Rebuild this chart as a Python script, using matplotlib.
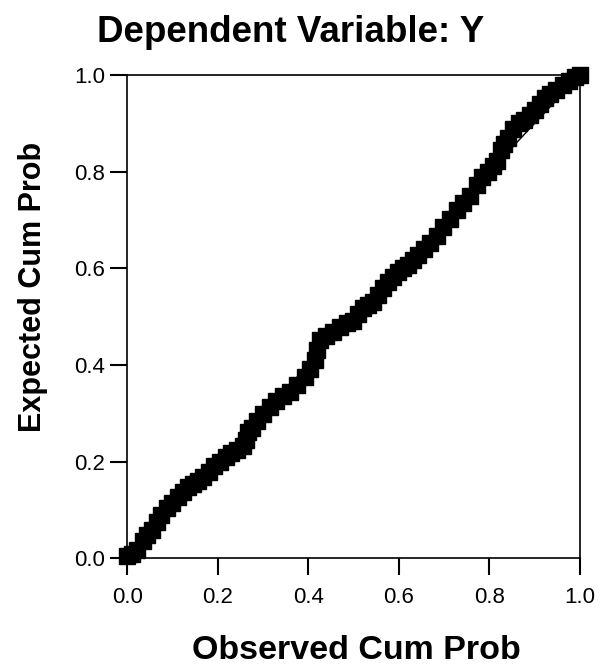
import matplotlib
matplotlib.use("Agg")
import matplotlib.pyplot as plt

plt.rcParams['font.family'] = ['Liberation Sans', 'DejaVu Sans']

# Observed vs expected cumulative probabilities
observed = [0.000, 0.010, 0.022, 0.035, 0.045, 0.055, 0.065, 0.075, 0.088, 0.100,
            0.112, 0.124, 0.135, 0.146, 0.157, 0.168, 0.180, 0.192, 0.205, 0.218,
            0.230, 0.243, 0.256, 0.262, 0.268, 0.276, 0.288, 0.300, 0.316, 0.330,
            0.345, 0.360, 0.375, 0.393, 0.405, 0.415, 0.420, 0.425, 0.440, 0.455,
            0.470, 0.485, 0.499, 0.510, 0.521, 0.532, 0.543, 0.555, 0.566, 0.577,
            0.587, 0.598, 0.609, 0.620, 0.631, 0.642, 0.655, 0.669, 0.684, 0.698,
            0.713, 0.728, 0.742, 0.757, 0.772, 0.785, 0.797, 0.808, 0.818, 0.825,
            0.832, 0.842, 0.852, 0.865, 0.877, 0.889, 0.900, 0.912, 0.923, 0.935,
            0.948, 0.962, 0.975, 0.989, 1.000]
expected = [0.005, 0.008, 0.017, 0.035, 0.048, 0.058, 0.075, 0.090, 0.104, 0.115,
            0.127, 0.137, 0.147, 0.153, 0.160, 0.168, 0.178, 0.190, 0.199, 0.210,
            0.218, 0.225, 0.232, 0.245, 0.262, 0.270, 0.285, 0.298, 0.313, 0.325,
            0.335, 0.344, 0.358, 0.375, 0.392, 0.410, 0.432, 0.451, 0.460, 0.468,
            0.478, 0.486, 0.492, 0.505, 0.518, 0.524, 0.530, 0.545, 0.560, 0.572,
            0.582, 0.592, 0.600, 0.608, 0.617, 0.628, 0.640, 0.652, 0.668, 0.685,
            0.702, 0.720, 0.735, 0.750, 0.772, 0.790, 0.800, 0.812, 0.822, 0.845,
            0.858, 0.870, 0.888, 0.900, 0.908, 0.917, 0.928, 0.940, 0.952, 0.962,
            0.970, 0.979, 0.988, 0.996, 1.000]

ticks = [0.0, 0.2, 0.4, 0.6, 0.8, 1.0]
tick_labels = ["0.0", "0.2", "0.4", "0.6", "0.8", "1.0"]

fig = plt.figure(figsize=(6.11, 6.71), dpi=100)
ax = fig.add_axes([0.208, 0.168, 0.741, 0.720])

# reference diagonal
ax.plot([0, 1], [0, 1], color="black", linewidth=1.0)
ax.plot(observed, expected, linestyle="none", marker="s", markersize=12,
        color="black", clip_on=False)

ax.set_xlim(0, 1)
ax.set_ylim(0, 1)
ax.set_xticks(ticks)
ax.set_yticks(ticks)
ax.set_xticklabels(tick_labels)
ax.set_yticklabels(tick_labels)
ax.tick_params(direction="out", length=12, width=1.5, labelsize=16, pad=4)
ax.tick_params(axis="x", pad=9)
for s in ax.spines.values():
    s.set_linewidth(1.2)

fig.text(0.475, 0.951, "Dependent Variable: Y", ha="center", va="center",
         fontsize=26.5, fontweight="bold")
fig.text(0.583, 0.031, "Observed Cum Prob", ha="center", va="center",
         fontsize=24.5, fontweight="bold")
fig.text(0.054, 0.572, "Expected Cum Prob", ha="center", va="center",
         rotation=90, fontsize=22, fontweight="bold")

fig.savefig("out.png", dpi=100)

----------

The request: Gather every line from the listing above in which the word "matplotlib" appears.

Answer:
Rebuild this chart as a Python script, using matplotlib.
import matplotlib
matplotlib.use("Agg")
import matplotlib.pyplot as plt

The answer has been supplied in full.